Only lines with the string "React" matter here; gather them from the material below.

%%

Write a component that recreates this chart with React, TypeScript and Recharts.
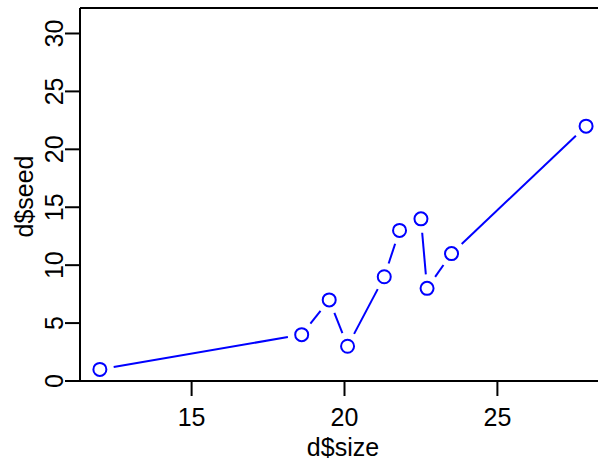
import React from "react";
import {
  ScatterChart,
  Scatter,
  XAxis,
  YAxis,
  ReferenceLine,
} from "recharts";

// d$size vs d$seed
const sizes = [12.0, 18.6, 19.5, 20.1, 21.3, 21.8, 22.5, 22.7, 23.5, 27.9];
const seeds = [1, 4, 7, 3, 9, 13, 14, 8, 11, 22];

const xTicks = [15, 20, 25];
const yTicks = [0, 5, 10, 15, 20, 25, 30];
const xDomain = [11.35, 28.29];
const yDomain = [0, 32.2];

const data = sizes.map((size, i) => ({ size, seed: seeds[i] }));

const BLUE = "#0000FF";
const INK = "#000000";
const FONT = "'Liberation Sans', Arial, Helvetica, sans-serif";
const FONT_SIZE = 25;
const GAP = 14; // R type="b" leaves a gap round each point

function GappedLine(props: any) {
  const pts: { x: number; y: number }[] = props.points ?? [];
  const segs = pts.slice(1).map((b, i) => {
    const a = pts[i];
    const dx = b.x - a.x;
    const dy = b.y - a.y;
    const len = Math.hypot(dx, dy);
    if (len <= GAP * 2) return null;
    const ux = dx / len;
    const uy = dy / len;
    return (
      <line
        key={i}
        x1={a.x + ux * GAP}
        y1={a.y + uy * GAP}
        x2={b.x - ux * GAP}
        y2={b.y - uy * GAP}
        stroke={BLUE}
        strokeWidth={2}
      />
    );
  });
  return <g>{segs}</g>;
}

function OpenCircle(props: any) {
  return (
    <circle cx={props.cx} cy={props.cy} r={6.5} fill="none" stroke={BLUE} strokeWidth={2} />
  );
}

function XTick({ x, y, payload }: any) {
  return (
    <text x={x} y={y + 28} textAnchor="middle" fontSize={FONT_SIZE} fontFamily={FONT} fill={INK}>
      {payload.value}
    </text>
  );
}

function YTick({ x, y, payload }: any) {
  return (
    <text
      x={x}
      y={y}
      transform={`rotate(-90, ${x}, ${y})`}
      textAnchor="middle"
      fontSize={FONT_SIZE}
      fontFamily={FONT}
      fill={INK}
    >
      {payload.value}
    </text>
  );
}

export default function App() {
  return (
    <div style={{ position: "absolute", left: 0, top: 0, width: 598, height: 463, background: "#fff" }}>
      <ScatterChart width={598} height={463} margin={{ top: 8, right: 0, bottom: 0, left: 0 }}>
        <XAxis
          type="number"
          dataKey="size"
          domain={xDomain}
          ticks={xTicks}
          allowDataOverflow
          height={82}
          tickSize={15}
          tickMargin={2}
          axisLine={{ stroke: INK, strokeWidth: 2 }}
          tickLine={{ stroke: INK, strokeWidth: 2 }}
          tick={<XTick />}
          label={{
            content: ({ viewBox }: any) => (
              <text
                x={viewBox.x + viewBox.width / 2 + 4}
                y={456}
                textAnchor="middle"
                fontSize={FONT_SIZE}
                fontFamily={FONT}
                fill={INK}
              >
                d$size
              </text>
            ),
          }}
        />
        <YAxis
          type="number"
          dataKey="seed"
          domain={yDomain}
          ticks={yTicks}
          allowDataOverflow
          width={80}
          tickSize={15}
          tickMargin={2}
          axisLine={{ stroke: INK, strokeWidth: 2 }}
          tickLine={{ stroke: INK, strokeWidth: 2 }}
          tick={<YTick />}
          label={{
            content: ({ viewBox }: any) => {
              const cx = viewBox.x + 33;
              const cy = viewBox.y + viewBox.height / 2 + 2;
              return (
                <text
                  x={cx}
                  y={cy}
                  transform={`rotate(-90, ${cx}, ${cy})`}
                  textAnchor="middle"
                  fontSize={FONT_SIZE}
                  fontFamily={FONT}
                  fill={INK}
                >
                  d$seed
                </text>
              );
            },
          }}
        />
        <ReferenceLine y={yDomain[1]} stroke={INK} strokeWidth={2} />
        <Scatter
          data={data}
          line={GappedLine}
          lineType="joint"
          shape={OpenCircle}
          fill={BLUE}
          isAnimationActive={false}
        />
      </ScatterChart>
    </div>
  );
}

%%

# [Output]
Write a component that recreates this chart with React, TypeScript and Recharts.
import React from "react";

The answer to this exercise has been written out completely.